Scientists allow NO room for a "creator" of any kind. Live as we know it "IS" all accidental undirected. You follow the accepted doctrin lock/goose step or else.
If you apply the same general guidelines that might apply to a cult to the elite of the scientific comuiity it begins to look rather cultish... to me. I read where one scientist proposed that with less religion in the way more science could fill the void on knowledge and as more science filled the void less and less religion would be needed until ultimately there would be no religion. We have seen this sort of pursuit before. The Nazi's pursued this level of commitment to science that ultimately lead to a policy of doing away with those not sufficiently worthy to eat, Eugenics... the Master Race. Heck even in America we pursued that. 50,000 people were sterilized against their will. Every time we see Government remove religion from it society we see events like those that took place under Mao and Stalin and Pol Pot.
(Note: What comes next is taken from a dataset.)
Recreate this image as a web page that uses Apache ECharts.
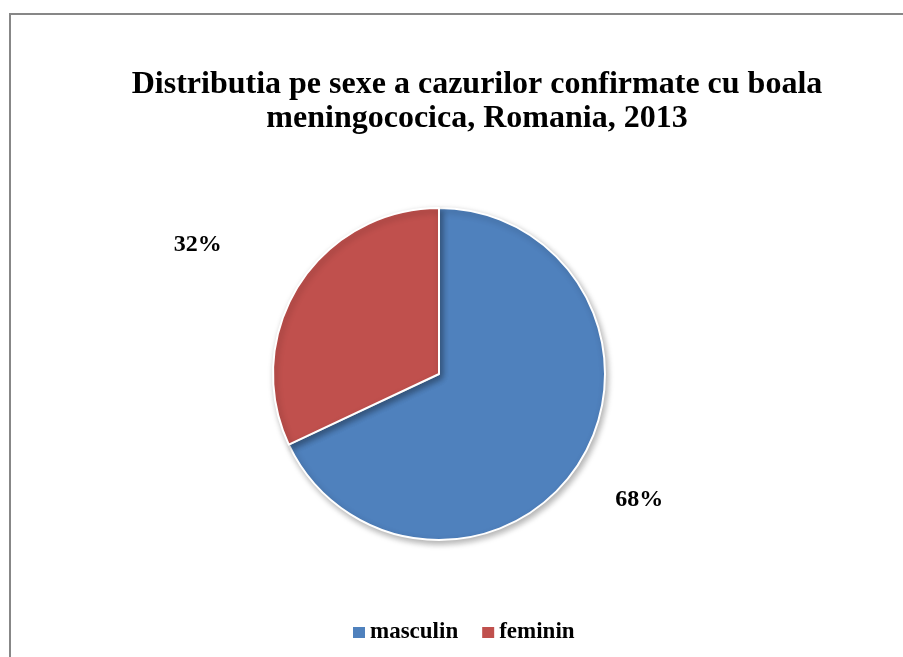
<!DOCTYPE html>
<html>
<head>
    <meta charset="utf-8">
    <title>ECharts</title>
    <script src="https://cdn.jsdelivr.net/npm/echarts@6/dist/echarts.min.js"></script>
    <style>
        body { margin: 0; background: #fff; }
    </style>
</head>
<body>
    <div id="main" style="width: 903px;height:657px;"></div>
    <script type="text/javascript">
        // date: distributia pe sexe
        var categorii = ['masculin', 'feminin'];
        var procente = [68, 32];
        var culori = ['#4F81BD', '#C0504D'];

        // mutari mici ale etichetelor (ca in Excel)
        var mutareEticheta = [[-40, -1], [-1, -3]];

        var serif = '"Liberation Serif", "Times New Roman", serif';

        var myChart = echarts.init(document.getElementById('main'));

        myChart.setOption({
            animation: false,
            color: culori,
            title: {
                text: 'Distributia pe sexe a cazurilor confirmate cu boala\nmeningococica, Romania, 2013',
                left: 472,
                top: 63,
                textAlign: 'center',
                textStyle: {
                    fontFamily: serif,
                    fontWeight: 'bold',
                    fontSize: 32,
                    lineHeight: 34,
                    color: '#000'
                }
            },
            legend: {
                data: categorii,
                left: 348,
                top: 616,
                itemWidth: 12,
                itemHeight: 11,
                itemGap: 24,
                icon: 'rect',
                itemStyle: {
                    borderWidth: 0,
                    shadowBlur: 0,
                    shadowOffsetX: 0,
                    shadowOffsetY: 0
                },
                textStyle: {
                    fontFamily: serif,
                    fontWeight: 'bold',
                    fontSize: 23,
                    color: '#000'
                }
            },
            graphic: [{
                type: 'rect',
                shape: { x: 10, y: 14, width: 1000, height: 1000 },
                style: { fill: 'none', stroke: '#878787', lineWidth: 2 },
                silent: true
            }],
            series: [{
                type: 'pie',
                center: [439, 374],
                radius: 166,
                startAngle: 90,
                clockwise: true,
                data: categorii.map(function (c, i) {
                    return { name: c, value: procente[i] };
                }),
                itemStyle: {
                    borderColor: '#fff',
                    borderWidth: 2,
                    shadowBlur: 6,
                    shadowOffsetX: 2,
                    shadowOffsetY: 3,
                    shadowColor: 'rgba(0,0,0,0.3)'
                },
                label: {
                    position: 'outside',
                    formatter: '{c}%',
                    fontFamily: serif,
                    fontWeight: 'bold',
                    fontSize: 24,
                    color: '#000'
                },
                labelLine: {
                    show: false,
                    length: 70,
                    length2: 12
                },
                labelLayout: function (params) {
                    var m = mutareEticheta[params.dataIndex];
                    return { dx: m[0], dy: m[1] };
                },
                emphasis: { disabled: true }
            }]
        });
    </script>
</body>
</html>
Similarly when you have a government that is totally religious you have states like Iran, Iraq, Afghanistan Saudi Arabia, Somalia where the penalty for most any tiny infraction is death, and not your run of the mill lethal injection death... stoning and other med-evil very cruel and unusual methods.

    This post is unfinished but posted anyway.
I had a bad day, an amazing confluence of events that really beat on my faith in just about every thing there is. Days like this make my brain boil with frustration with lack of any thing to be done to work against this.